**Exercise brief**: Among the entries below, find the line with "Generate a Python", then quote it and each following line up to and including the line with "x_ticks = list(range(2003, 2025, 3))", and nothing else.

**Given data**:
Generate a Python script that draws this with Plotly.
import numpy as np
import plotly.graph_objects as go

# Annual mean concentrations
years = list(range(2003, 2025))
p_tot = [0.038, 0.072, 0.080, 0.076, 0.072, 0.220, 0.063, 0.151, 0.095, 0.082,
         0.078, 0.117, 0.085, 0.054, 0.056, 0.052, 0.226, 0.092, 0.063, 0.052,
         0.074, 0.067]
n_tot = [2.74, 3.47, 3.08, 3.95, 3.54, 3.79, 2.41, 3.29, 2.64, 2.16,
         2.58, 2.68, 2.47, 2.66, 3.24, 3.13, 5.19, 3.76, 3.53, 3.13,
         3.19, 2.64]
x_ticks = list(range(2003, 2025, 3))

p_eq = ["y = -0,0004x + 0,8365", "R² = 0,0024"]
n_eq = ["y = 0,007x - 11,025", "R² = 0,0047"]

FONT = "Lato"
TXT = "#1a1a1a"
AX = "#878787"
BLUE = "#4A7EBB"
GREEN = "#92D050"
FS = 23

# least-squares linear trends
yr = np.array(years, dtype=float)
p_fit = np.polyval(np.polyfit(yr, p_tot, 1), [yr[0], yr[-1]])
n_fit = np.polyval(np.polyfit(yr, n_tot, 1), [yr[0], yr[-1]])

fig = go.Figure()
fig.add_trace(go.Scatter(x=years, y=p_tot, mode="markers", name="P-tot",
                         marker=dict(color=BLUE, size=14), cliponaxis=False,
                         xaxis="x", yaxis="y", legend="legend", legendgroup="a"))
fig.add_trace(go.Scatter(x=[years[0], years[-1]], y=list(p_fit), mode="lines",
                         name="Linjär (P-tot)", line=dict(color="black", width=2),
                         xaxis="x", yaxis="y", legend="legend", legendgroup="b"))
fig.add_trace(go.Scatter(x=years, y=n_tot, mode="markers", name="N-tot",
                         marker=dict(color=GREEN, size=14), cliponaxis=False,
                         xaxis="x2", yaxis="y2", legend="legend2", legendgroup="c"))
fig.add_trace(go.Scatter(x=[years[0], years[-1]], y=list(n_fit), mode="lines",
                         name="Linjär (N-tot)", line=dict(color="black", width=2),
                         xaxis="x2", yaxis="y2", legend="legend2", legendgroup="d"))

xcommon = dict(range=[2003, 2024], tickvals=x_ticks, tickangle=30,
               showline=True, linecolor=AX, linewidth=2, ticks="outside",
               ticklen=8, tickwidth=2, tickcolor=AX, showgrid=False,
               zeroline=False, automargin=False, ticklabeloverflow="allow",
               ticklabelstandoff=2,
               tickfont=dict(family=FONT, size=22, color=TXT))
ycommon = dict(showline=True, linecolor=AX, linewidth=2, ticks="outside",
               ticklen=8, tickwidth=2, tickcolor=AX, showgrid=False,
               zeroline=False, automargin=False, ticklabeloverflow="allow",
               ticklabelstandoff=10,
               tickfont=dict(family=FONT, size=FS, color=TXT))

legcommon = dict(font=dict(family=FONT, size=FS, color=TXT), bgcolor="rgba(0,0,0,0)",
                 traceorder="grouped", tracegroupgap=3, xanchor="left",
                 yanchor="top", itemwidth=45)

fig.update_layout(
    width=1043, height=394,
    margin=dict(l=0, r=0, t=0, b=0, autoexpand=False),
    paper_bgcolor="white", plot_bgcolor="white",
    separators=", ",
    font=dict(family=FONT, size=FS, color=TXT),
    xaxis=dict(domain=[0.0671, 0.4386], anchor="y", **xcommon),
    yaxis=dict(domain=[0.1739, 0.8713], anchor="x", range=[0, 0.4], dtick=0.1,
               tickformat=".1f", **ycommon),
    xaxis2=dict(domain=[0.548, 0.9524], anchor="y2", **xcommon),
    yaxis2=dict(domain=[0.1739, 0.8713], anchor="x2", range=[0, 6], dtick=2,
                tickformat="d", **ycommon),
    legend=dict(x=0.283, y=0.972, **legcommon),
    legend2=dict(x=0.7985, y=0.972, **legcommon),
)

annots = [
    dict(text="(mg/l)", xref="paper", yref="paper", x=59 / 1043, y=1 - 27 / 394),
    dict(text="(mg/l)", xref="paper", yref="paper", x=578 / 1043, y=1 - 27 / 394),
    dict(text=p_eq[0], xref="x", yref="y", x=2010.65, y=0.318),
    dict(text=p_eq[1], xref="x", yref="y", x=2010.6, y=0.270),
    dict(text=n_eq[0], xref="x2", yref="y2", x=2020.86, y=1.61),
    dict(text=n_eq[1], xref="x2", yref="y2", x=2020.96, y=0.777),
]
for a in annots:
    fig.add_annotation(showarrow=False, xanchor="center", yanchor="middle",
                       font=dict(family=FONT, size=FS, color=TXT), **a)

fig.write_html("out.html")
* * *
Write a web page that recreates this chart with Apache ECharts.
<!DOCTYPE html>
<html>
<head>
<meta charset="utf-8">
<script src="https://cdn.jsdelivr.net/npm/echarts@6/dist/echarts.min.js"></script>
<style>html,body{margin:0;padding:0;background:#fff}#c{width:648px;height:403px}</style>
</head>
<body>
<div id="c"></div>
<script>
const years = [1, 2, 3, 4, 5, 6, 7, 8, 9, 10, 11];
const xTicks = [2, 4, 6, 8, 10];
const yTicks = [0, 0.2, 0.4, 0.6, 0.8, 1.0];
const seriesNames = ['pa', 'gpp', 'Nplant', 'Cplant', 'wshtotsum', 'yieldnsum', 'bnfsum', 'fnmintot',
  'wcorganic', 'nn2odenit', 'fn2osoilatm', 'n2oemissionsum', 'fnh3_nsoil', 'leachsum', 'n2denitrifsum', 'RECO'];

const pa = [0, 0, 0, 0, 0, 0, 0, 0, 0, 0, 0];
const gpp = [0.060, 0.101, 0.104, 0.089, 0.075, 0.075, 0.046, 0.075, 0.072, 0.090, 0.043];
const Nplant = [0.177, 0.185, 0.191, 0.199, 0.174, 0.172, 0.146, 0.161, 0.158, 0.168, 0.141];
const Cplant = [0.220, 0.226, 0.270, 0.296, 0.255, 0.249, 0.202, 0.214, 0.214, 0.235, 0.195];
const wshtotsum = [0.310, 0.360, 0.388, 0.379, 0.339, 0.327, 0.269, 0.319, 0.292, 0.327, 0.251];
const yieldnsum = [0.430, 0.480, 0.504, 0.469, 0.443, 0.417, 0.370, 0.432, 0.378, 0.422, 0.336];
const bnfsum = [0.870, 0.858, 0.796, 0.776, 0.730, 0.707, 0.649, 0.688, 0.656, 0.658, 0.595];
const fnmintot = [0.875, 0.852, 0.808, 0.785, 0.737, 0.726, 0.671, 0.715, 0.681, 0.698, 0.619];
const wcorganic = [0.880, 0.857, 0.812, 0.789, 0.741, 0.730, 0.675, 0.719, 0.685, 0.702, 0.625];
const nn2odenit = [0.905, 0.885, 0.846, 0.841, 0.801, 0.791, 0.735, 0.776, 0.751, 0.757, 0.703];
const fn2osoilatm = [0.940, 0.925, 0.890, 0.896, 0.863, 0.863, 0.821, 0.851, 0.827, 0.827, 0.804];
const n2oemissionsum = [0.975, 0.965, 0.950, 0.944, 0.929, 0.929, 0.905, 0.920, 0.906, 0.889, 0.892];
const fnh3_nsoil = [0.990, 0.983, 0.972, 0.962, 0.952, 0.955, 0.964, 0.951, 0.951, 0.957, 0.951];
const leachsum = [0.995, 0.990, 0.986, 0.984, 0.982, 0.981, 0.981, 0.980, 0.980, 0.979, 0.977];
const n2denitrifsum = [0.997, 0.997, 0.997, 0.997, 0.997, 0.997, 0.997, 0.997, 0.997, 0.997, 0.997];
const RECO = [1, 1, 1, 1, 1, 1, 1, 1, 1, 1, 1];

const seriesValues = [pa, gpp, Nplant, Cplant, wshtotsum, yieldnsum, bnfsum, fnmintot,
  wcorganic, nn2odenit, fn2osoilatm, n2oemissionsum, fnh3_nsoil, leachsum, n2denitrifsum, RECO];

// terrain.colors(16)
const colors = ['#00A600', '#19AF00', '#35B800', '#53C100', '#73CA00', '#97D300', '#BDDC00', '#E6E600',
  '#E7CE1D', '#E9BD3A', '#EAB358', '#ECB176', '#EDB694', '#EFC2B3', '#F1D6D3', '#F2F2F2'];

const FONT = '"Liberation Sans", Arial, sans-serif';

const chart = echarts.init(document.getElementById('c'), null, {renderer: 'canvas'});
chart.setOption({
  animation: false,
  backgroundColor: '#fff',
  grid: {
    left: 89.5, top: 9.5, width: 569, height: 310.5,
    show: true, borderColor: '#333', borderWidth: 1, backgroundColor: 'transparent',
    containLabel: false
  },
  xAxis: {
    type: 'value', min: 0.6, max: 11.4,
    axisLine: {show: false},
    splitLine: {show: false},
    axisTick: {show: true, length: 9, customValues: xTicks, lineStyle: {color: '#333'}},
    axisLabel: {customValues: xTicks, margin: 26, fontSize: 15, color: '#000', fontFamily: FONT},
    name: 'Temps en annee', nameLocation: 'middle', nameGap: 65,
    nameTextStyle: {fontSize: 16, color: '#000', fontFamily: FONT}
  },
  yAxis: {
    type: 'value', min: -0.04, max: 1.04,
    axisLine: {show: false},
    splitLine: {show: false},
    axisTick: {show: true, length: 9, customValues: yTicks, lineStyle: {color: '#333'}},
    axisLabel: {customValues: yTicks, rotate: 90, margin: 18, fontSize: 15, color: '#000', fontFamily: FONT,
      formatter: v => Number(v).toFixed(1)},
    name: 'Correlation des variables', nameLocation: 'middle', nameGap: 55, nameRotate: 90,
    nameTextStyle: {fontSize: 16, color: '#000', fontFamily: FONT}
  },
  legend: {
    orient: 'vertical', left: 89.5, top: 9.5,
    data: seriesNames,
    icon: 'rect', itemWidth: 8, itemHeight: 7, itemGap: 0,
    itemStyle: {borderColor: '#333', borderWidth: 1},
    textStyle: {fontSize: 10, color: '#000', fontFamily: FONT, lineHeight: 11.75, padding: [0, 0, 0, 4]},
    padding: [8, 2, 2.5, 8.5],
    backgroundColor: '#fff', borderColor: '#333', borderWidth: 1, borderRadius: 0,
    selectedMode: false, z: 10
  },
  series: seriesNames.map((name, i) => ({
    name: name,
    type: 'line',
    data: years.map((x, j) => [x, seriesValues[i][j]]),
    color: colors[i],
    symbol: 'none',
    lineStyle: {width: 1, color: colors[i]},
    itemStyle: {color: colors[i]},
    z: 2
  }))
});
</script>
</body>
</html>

**Task output**:
Generate a Python script that draws this with Plotly.
import numpy as np
import plotly.graph_objects as go

# Annual mean concentrations
years = list(range(2003, 2025))
p_tot = [0.038, 0.072, 0.080, 0.076, 0.072, 0.220, 0.063, 0.151, 0.095, 0.082,
         0.078, 0.117, 0.085, 0.054, 0.056, 0.052, 0.226, 0.092, 0.063, 0.052,
         0.074, 0.067]
n_tot = [2.74, 3.47, 3.08, 3.95, 3.54, 3.79, 2.41, 3.29, 2.64, 2.16,
         2.58, 2.68, 2.47, 2.66, 3.24, 3.13, 5.19, 3.76, 3.53, 3.13,
         3.19, 2.64]
x_ticks = list(range(2003, 2025, 3))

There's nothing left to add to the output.